# Puttin on Cowboy Boots



## aero (May 23, 2012)

(Anyone who has ever dressed a child will love this one!)

Did you hear about the Texas teacher who was helping one of her kindergarten students put on his cowboy boots? 
He asked for help and she could see why. 

Even with her pulling and him pushing, the little boots still didn't want to go on. By the time they got the second boot on, 
she had worked up a sweat. She almost cried when the little boy said, 
'Teacher, they're on the wrong feet.' She looked, and sure enough, they were. 

It wasn't any easier pulling the boots off than it was putting them on. She managed to keep her cool as together they worked to get the boots back on, 
this time on the right feet.
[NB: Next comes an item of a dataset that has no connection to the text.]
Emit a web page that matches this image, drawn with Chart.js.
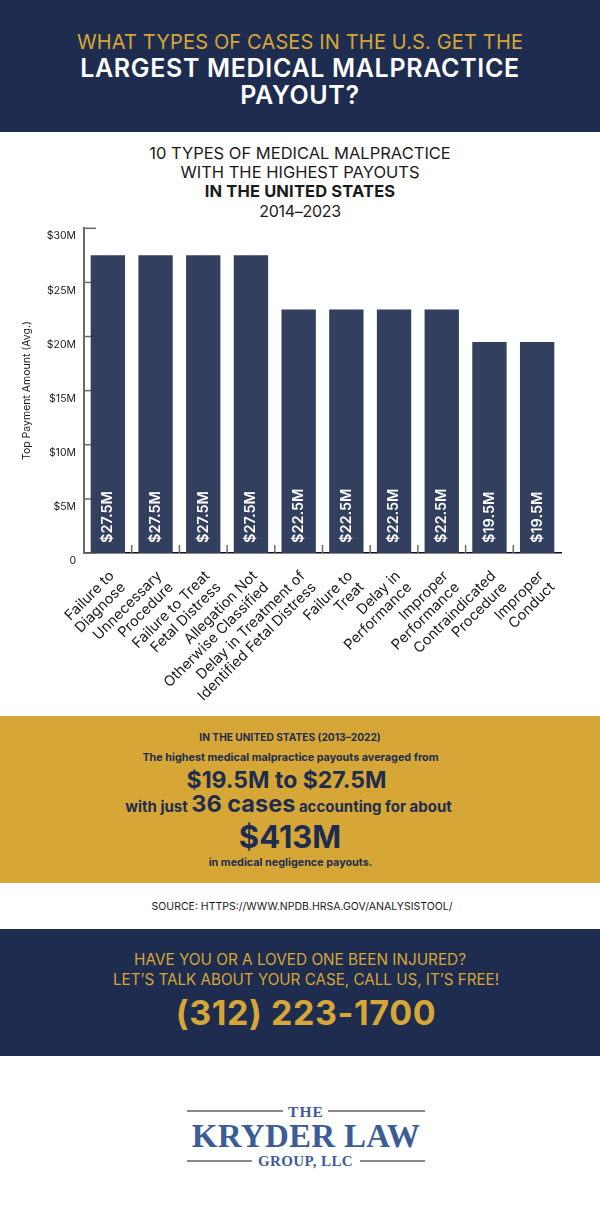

He then announced, 
'....These aren't my boots. ' 

She bit her tongue rather than get right in his face and scream, 'Why didn't you say so?', like she wanted to. Once again, she struggled to help him pull the ill-fitting boots off his little feet. No sooner had they gotten the boots off when he said, 
'They're my brother's boots. My Mom made me wear 'em.' 

Now she didn't know if she should laugh or cry. But, she mustered up what grace and courage she had left to wrestle the boots on his feet again. 
Helping him into his coat, she asked, '....Now, where are your mittens?' 
He said, 'I stuffed 'em in the toes of my boots.' 

She will be eligible for parole in three years.


----------



## muzzldrmike (Oct 25, 2011)

Funny stuff!


----------